> **Records for processing**

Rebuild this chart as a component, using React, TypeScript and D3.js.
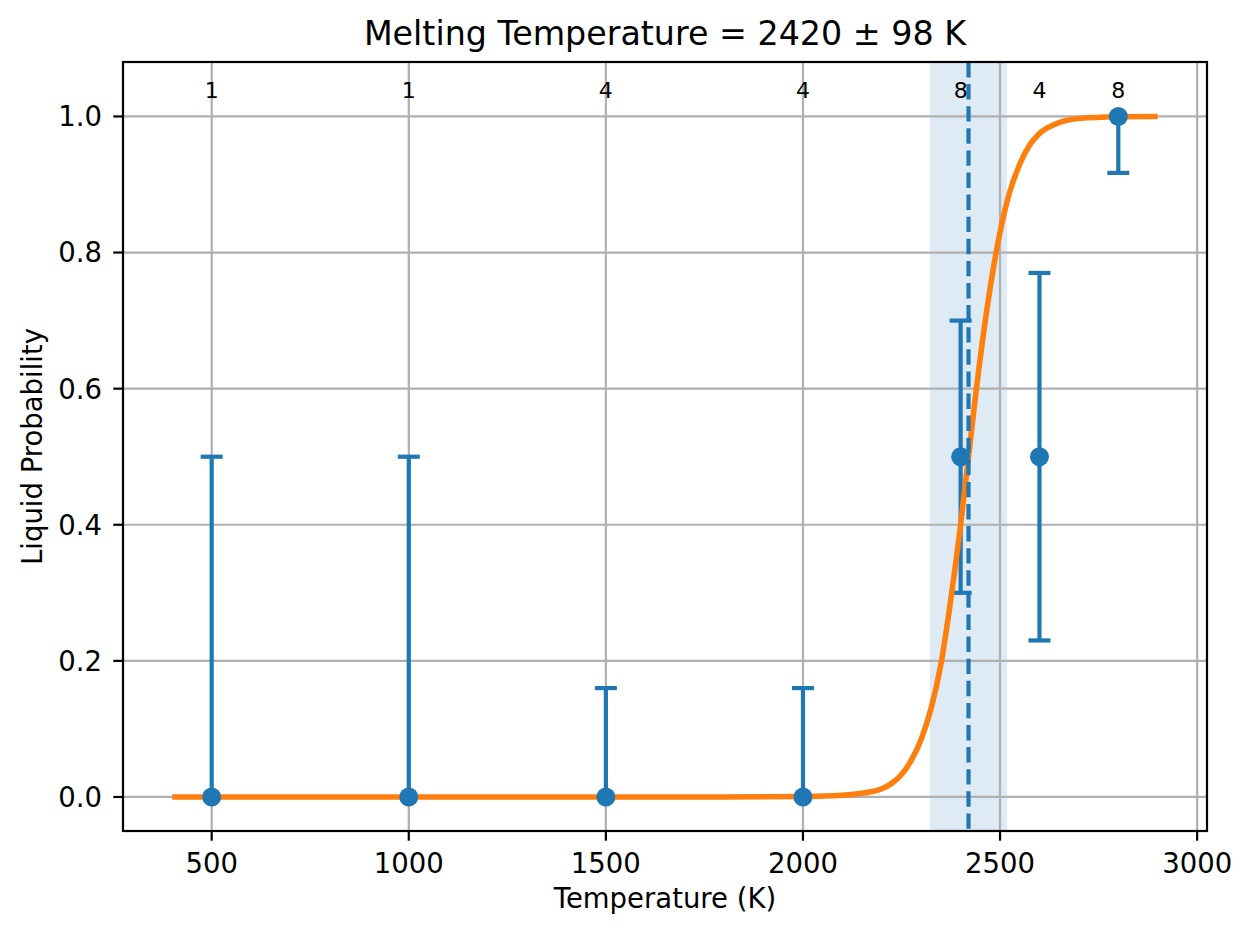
import * as d3 from "d3";

// observed liquid fraction per temperature
const temps = [500, 1000, 1500, 2000, 2400, 2600, 2800];
const liquidFrac = [0, 0, 0, 0, 0.5, 0.5, 1.0];
const errLow = [0, 0, 0, 0, 0.3, 0.23, 0.917];
const errHigh = [0.5, 0.5, 0.16, 0.16, 0.7, 0.77, 1.0];
const counts = [1, 1, 4, 4, 8, 4, 8];

// fitted curve
const fitT = [400, 1800, 2000, 2100, 2150, 2200, 2225, 2250, 2275, 2300, 2325, 2350, 2375, 2400, 2420, 2440, 2465, 2490, 2520, 2550, 2575, 2600, 2650, 2700, 2800, 2900];
const fitP = [0, 0, 0.0006, 0.0025, 0.0055, 0.012, 0.02, 0.033, 0.054, 0.085, 0.13, 0.195, 0.29, 0.4, 0.5, 0.6, 0.71, 0.8, 0.88, 0.93, 0.958, 0.975, 0.991, 0.997, 0.9995, 1.0];

const meltT = 2420;
const meltErr = 98;

const xTicks = [500, 1000, 1500, 2000, 2500, 3000];
const yTicks = [0, 0.2, 0.4, 0.6, 0.8, 1.0];

const W = 1253;
const H = 939;
const left = 123;
const right = 1207;
const top = 62;
const bottom = 831;

const BLUE = "#1f77b4";
const ORANGE = "#ff7f0e";
const GRID = "#b0b0b0";
const FONT = "DejaVu Sans";

export default function App() {
  const x = d3.scaleLinear().domain([275, 3025]).range([left, right]);
  const y = d3.scaleLinear().domain([-0.05, 1.08]).range([bottom, top]);

  const line = d3
    .line<number>()
    .x((_, i) => x(fitT[i]))
    .y((d) => y(d))
    .curve(d3.curveMonotoneX);

  const cap = 11;

  return (
    <svg width={W} height={H} style={{ position: "absolute", left: 0, top: 0, background: "#fff" }} fontFamily={FONT}>
      <rect x={0} y={0} width={W} height={H} fill="#fff" />
      {/* uncertainty band */}
      <rect
        x={x(meltT - meltErr)}
        y={top}
        width={x(meltT + meltErr) - x(meltT - meltErr)}
        height={bottom - top}
        fill={BLUE}
        fillOpacity={0.15}
      />
      {/* grid */}
      <g stroke={GRID} strokeWidth={2.2}>
        {xTicks.map((t) => (
          <line key={"gx" + t} x1={x(t)} x2={x(t)} y1={top} y2={bottom} />
        ))}
        {yTicks.map((t) => (
          <line key={"gy" + t} x1={left} x2={right} y1={y(t)} y2={y(t)} />
        ))}
      </g>
      {/* error bars */}
      <g stroke={BLUE} strokeWidth={4.2}>
        {temps.map((t, i) => (
          <g key={"eb" + t}>
            <line x1={x(t)} x2={x(t)} y1={y(errLow[i])} y2={y(errHigh[i])} />
            {errLow[i] !== liquidFrac[i] && (
              <line x1={x(t) - cap} x2={x(t) + cap} y1={y(errLow[i])} y2={y(errLow[i])} />
            )}
            {errHigh[i] !== liquidFrac[i] && (
              <line x1={x(t) - cap} x2={x(t) + cap} y1={y(errHigh[i])} y2={y(errHigh[i])} />
            )}
          </g>
        ))}
      </g>
      {/* fitted curve */}
      <path d={line(fitP) ?? ""} fill="none" stroke={ORANGE} strokeWidth={5.6} />
      {/* melting temperature */}
      <line
        x1={x(meltT)}
        x2={x(meltT)}
        y1={top}
        y2={bottom}
        stroke={BLUE}
        strokeWidth={4.2}
        strokeDasharray="15.4 6.7"
      />
      {/* data points */}
      {temps.map((t, i) => (
        <circle key={"pt" + t} cx={x(t)} cy={y(liquidFrac[i])} r={9.5} fill={BLUE} />
      ))}
      {/* counts */}
      {temps.map((t, i) => (
        <text key={"n" + t} x={x(t)} y={y(1.027)} fontSize={22} textAnchor="middle">
          {counts[i]}
        </text>
      ))}
      {/* frame */}
      <rect x={left} y={top} width={right - left} height={bottom - top} fill="none" stroke="#000" strokeWidth={2.2} />
      {/* x axis */}
      {xTicks.map((t) => (
        <g key={"xt" + t}>
          <line x1={x(t)} x2={x(t)} y1={bottom} y2={bottom + 9.7} stroke="#000" strokeWidth={2.2} />
          <text x={x(t)} y={873} fontSize={27.5} textAnchor="middle">
            {t}
          </text>
        </g>
      ))}
      {/* y axis */}
      {yTicks.map((t) => (
        <g key={"yt" + t}>
          <line x1={left} x2={left - 9.7} y1={y(t)} y2={y(t)} stroke="#000" strokeWidth={2.2} />
          <text x={102} y={y(t)} dy="0.36em" fontSize={27.5} textAnchor="end">
            {t.toFixed(1)}
          </text>
        </g>
      ))}
      <text x={(left + right) / 2} y={908} fontSize={27.5} textAnchor="middle">
        Temperature (K)
      </text>
      <text
        transform={`translate(42, ${(top + bottom) / 2}) rotate(-90)`}
        fontSize={27.5}
        textAnchor="middle"
      >
        Liquid Probability
      </text>
      <text x={(left + right) / 2} y={45} fontSize={33.3} textAnchor="middle">
        Melting Temperature = {meltT} ± {meltErr} K
      </text>
    </svg>
  );
}
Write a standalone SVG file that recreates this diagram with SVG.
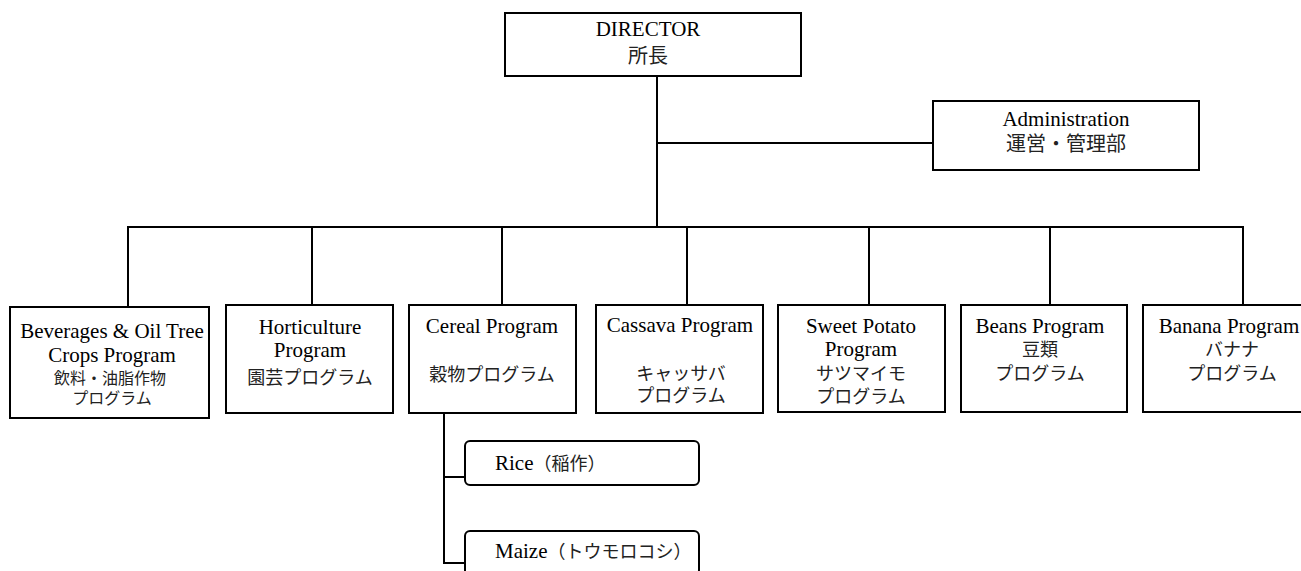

> **Job**
Exclude the pictures and repeat every other part of the records word for word.

> **Task solution**
Rebuild this chart as a component, using React, TypeScript and D3.js.
import * as d3 from "d3";

// observed liquid fraction per temperature
const temps = [500, 1000, 1500, 2000, 2400, 2600, 2800];
const liquidFrac = [0, 0, 0, 0, 0.5, 0.5, 1.0];
const errLow = [0, 0, 0, 0, 0.3, 0.23, 0.917];
const errHigh = [0.5, 0.5, 0.16, 0.16, 0.7, 0.77, 1.0];
const counts = [1, 1, 4, 4, 8, 4, 8];

// fitted curve
const fitT = [400, 1800, 2000, 2100, 2150, 2200, 2225, 2250, 2275, 2300, 2325, 2350, 2375, 2400, 2420, 2440, 2465, 2490, 2520, 2550, 2575, 2600, 2650, 2700, 2800, 2900];
const fitP = [0, 0, 0.0006, 0.0025, 0.0055, 0.012, 0.02, 0.033, 0.054, 0.085, 0.13, 0.195, 0.29, 0.4, 0.5, 0.6, 0.71, 0.8, 0.88, 0.93, 0.958, 0.975, 0.991, 0.997, 0.9995, 1.0];

const meltT = 2420;
const meltErr = 98;

const xTicks = [500, 1000, 1500, 2000, 2500, 3000];
const yTicks = [0, 0.2, 0.4, 0.6, 0.8, 1.0];

const W = 1253;
const H = 939;
const left = 123;
const right = 1207;
const top = 62;
const bottom = 831;

const BLUE = "#1f77b4";
const ORANGE = "#ff7f0e";
const GRID = "#b0b0b0";
const FONT = "DejaVu Sans";

export default function App() {
  const x = d3.scaleLinear().domain([275, 3025]).range([left, right]);
  const y = d3.scaleLinear().domain([-0.05, 1.08]).range([bottom, top]);

  const line = d3
    .line<number>()
    .x((_, i) => x(fitT[i]))
    .y((d) => y(d))
    .curve(d3.curveMonotoneX);

  const cap = 11;

  return (
    <svg width={W} height={H} style={{ position: "absolute", left: 0, top: 0, background: "#fff" }} fontFamily={FONT}>
      <rect x={0} y={0} width={W} height={H} fill="#fff" />
      {/* uncertainty band */}
      <rect
        x={x(meltT - meltErr)}
        y={top}
        width={x(meltT + meltErr) - x(meltT - meltErr)}
        height={bottom - top}
        fill={BLUE}
        fillOpacity={0.15}
      />
      {/* grid */}
      <g stroke={GRID} strokeWidth={2.2}>
        {xTicks.map((t) => (
          <line key={"gx" + t} x1={x(t)} x2={x(t)} y1={top} y2={bottom} />
        ))}
        {yTicks.map((t) => (
          <line key={"gy" + t} x1={left} x2={right} y1={y(t)} y2={y(t)} />
        ))}
      </g>
      {/* error bars */}
      <g stroke={BLUE} strokeWidth={4.2}>
        {temps.map((t, i) => (
          <g key={"eb" + t}>
            <line x1={x(t)} x2={x(t)} y1={y(errLow[i])} y2={y(errHigh[i])} />
            {errLow[i] !== liquidFrac[i] && (
              <line x1={x(t) - cap} x2={x(t) + cap} y1={y(errLow[i])} y2={y(errLow[i])} />
            )}
            {errHigh[i] !== liquidFrac[i] && (
              <line x1={x(t) - cap} x2={x(t) + cap} y1={y(errHigh[i])} y2={y(errHigh[i])} />
            )}
          </g>
        ))}
      </g>
      {/* fitted curve */}
      <path d={line(fitP) ?? ""} fill="none" stroke={ORANGE} strokeWidth={5.6} />
      {/* melting temperature */}
      <line
        x1={x(meltT)}
        x2={x(meltT)}
        y1={top}
        y2={bottom}
        stroke={BLUE}
        strokeWidth={4.2}
        strokeDasharray="15.4 6.7"
      />
      {/* data points */}
      {temps.map((t, i) => (
        <circle key={"pt" + t} cx={x(t)} cy={y(liquidFrac[i])} r={9.5} fill={BLUE} />
      ))}
      {/* counts */}
      {temps.map((t, i) => (
        <text key={"n" + t} x={x(t)} y={y(1.027)} fontSize={22} textAnchor="middle">
          {counts[i]}
        </text>
      ))}
      {/* frame */}
      <rect x={left} y={top} width={right - left} height={bottom - top} fill="none" stroke="#000" strokeWidth={2.2} />
      {/* x axis */}
      {xTicks.map((t) => (
        <g key={"xt" + t}>
          <line x1={x(t)} x2={x(t)} y1={bottom} y2={bottom + 9.7} stroke="#000" strokeWidth={2.2} />
          <text x={x(t)} y={873} fontSize={27.5} textAnchor="middle">
            {t}
          </text>
        </g>
      ))}
      {/* y axis */}
      {yTicks.map((t) => (
        <g key={"yt" + t}>
          <line x1={left} x2={left - 9.7} y1={y(t)} y2={y(t)} stroke="#000" strokeWidth={2.2} />
          <text x={102} y={y(t)} dy="0.36em" fontSize={27.5} textAnchor="end">
            {t.toFixed(1)}
          </text>
        </g>
      ))}
      <text x={(left + right) / 2} y={908} fontSize={27.5} textAnchor="middle">
        Temperature (K)
      </text>
      <text
        transform={`translate(42, ${(top + bottom) / 2}) rotate(-90)`}
        fontSize={27.5}
        textAnchor="middle"
      >
        Liquid Probability
      </text>
      <text x={(left + right) / 2} y={45} fontSize={33.3} textAnchor="middle">
        Melting Temperature = {meltT} ± {meltErr} K
      </text>
    </svg>
  );
}
Write a standalone SVG file that recreates this diagram with SVG.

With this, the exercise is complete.